Establishing a small animal model for evaluating protective immunity against mumps virus

Abstract

Although mumps vaccines have been used for several decades, protective immune correlates have not been defined. Recently, mumps outbreaks have occurred in vaccinated populations. To better understand the causes of the outbreaks and to develop means to control outbreaks in mumps vaccine immunized populations, defining protective immune correlates will be critical. Unfortunately, no small animal model for assessing mumps immunity exists. In this study, we evaluated use of type I interferon (IFN) alpha/beta receptor knockout mice (IFN-α/βR-/-) for such a model. We found these mice to be susceptible to mumps virus administered intranasally and intracranially. Passive transfer of purified IgG from immunized mice protected naïve mice from mumps virus infection, confirming the role of antibody in protection and demonstrating the potential for this model to evaluate mumps immunity.

Fig 1. Susceptibility of IFN-α/βR^−/− mice to rMuV-RLuc by various inoculation routes.

IFN-α/βR^−/− mice were infected with (A) 6x10⁶ PFU rMuV-RLuc in 200μL s.c., (B) 6x10⁶ PFU in 200μL i.p., (C) 1000 PFU in 20μL i.c., (D) 3x10⁶ PFU in 100μL i.n., or mock infected with PBS in the respective volume for each route. Lungs, spleens, and brains were harvested from mice 4, 7, and 10 dpi (s.c., i.p., and i.n. routes) or 2, 4, and 6 dpi (i.c. route). Tissues were homogenized and renilla luciferase activity was measured as described in materials and methods. ANOVA and Tukey multiple comparison tests were used to calculate P values.

Fig 2. Lung viral titers of IFN-α/βR^−/− and C57BL/6 mice challenged with MuV-IA.

(A) IFN-α/βR^−/− and (B) wild-type C57BL/6 mice were challenged i.n. with 1x10⁶ PFU MuV-IA in 100μL. Lungs were harvested on 2, 3, and 4 dpi. Tissues were weighed and homogenized and viral titers were determined by plaque assay in duplicate. The limit of detection of 5.8 PFU/g tissue is represented by the dashed line.

Fig 3. Reduced lung viral titers of challenged IFN-α/βR^−/− mice that received passive transfer of serum from MuV-IA-immunized mice.

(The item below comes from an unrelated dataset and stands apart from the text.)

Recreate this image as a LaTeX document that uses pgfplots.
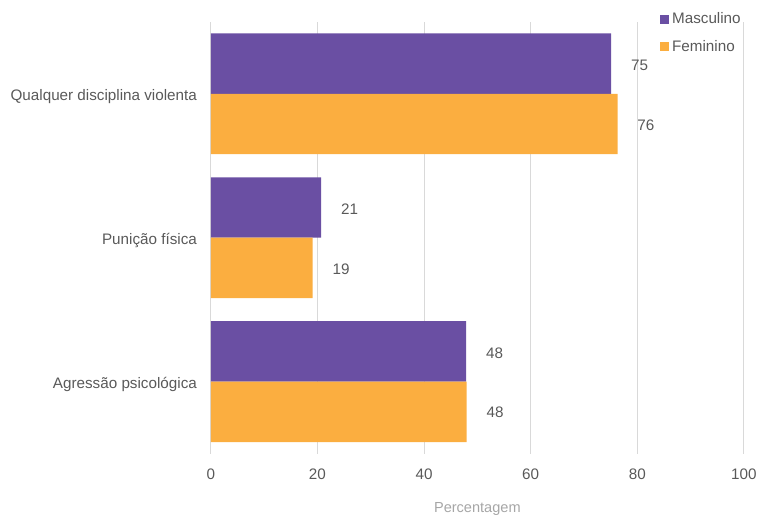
\documentclass[border=0pt]{standalone}
\usepackage{pgfplots}
\pgfplotsset{compat=1.18}
\usepackage{fontspec}
\setmainfont{Liberation Sans}
\definecolor{masc}{HTML}{6A4FA3}
\definecolor{fem}{HTML}{FBAE40}
\definecolor{txt}{HTML}{595959}
\definecolor{gridc}{HTML}{D9D9D9}
\definecolor{lbl}{HTML}{A6A6A6}
\begin{document}
\begin{tikzpicture}
\path (0,0) rectangle (570.75pt,388.5pt);
\begin{axis}[
  at={(159.2pt,46pt)}, anchor=south west,
  scale only axis, width=402.5pt, height=326pt,
  xmin=0, xmax=100, ymin=-0.5, ymax=2.5,
  xtick={0,20,...,100}, ytick={0,1,2},
  yticklabels={Agressão psicológica, Punição física, Qualquer disciplina violenta},
  xmajorgrids, major grid style={gridc, line width=0.75pt},
  axis line style={draw=none},
  major tick length=0pt,
  tick label style={font=\fontsize{11.5}{13}\selectfont, text=txt},
  /pgf/number format/assume math mode=true,
  xticklabel style={yshift=-8pt},
  yticklabel style={xshift=-7pt, yshift=-2pt},
  xlabel={Percentagem},
  xlabel style={at={(axis description cs:0.5,0)}, anchor=center, yshift=-42pt, font=\fontsize{11}{13}\selectfont, text=lbl},
  legend style={at={(0.843,1.028)}, anchor=north west, draw=none, fill=none, inner sep=0pt,
    font=\fontsize{11.5}{13}\selectfont, text=txt, row sep=7pt,
    /tikz/every even column/.append style={column sep=0pt}},
  legend cell align=left,
  legend image code/.code={\path[#1] (0pt,-3.4pt) rectangle (6.8pt,3.4pt);},
  nodes near coords,
  point meta=x,
  every node near coord/.append style={font=\fontsize{11.5}{13}\selectfont, text=txt, anchor=west, xshift=11.5pt,
    /pgf/number format/fixed, /pgf/number format/precision=0, /pgf/number format/assume math mode=true},
]
\addplot[xbar, bar width=0.42, bar shift=0.21, fill=masc, draw=none,
  every node near coord/.append style={/tikz/yshift=21.5pt}] coordinates {(75.1,2) (20.7,1) (47.9,0)};
\addplot[xbar, bar width=0.42, bar shift=-0.21, fill=fem, draw=none,
  every node near coord/.append style={/tikz/yshift=-23.5pt}] coordinates {(76.3,2) (19.1,1) (48.0,0)};
\legend{Masculino, Feminino}
\end{axis}
\end{tikzpicture}
\end{document}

BALB/c mice were immunized i.n. with 1x10⁶ PFU of MuV in a volume of 100 μL or mock immunized with 100 μL PBS. Mice were boosted at 3 and 6 wpi, and serum was collected and pooled at 8 wpi. Naïve IFN-α/βR^−/− mice received passive transfer of 300 μL i.p. of inactived serum from MuV-IA immunized mice (50 μL and 150 μL groups received serum diluted in PBS for 300 μL total volume), or 300 μL i.p. inactivated serum from PBS immunized mice. Mice were challenged 24 hours post passive transfer i.n. with 1x10⁶ PFU of MuV-IA in a volume of 100 μL. Lungs were collected and homogenized 2 dpi and viral titers were determined by plaque assay in duplicate. The limit of detection of 5.9 PFU/g tissue is represented by the dashed line. ANOVA and Tukey multiple comparison tests were used to calculate P values.

Fig 4. Reduced lung viral titers of challenged IFN-α/βR^−/− mice that received passive transfer of serum eluate and purified IgG from MuV-IA-immunized mice.

BALB/c mice were immunized i.n. with 1x10⁶ PFU of MuV-IA in a volume of 100 μL. Mice were boosted at 3 and 5 wpi, and serum was collected and pooled at 8 wpi. IgG was purified by affinity chromatography as described in materials and methods and dialyzed in PBS. Column eluate (referred to as serum eluate) was collected during IgG purification. Naïve IFN-α/βR^−/− mice received passive transfer i.p. of 1 mL PBS, serum eluate, or purified IgG. Mice were challenged 24 hours post passive transfer i.n. with 1x10⁶ PFU of MuV-IA in a volume of 100 μL. Lungs were collected and homogenized 2 dpi and viral titers were determined by plaque assay in duplicate. The limit of detection of 5.4 PFU/g tissue is represented by the dashed line. ANOVA and Tukey multiple comparison tests were used to calculate P values.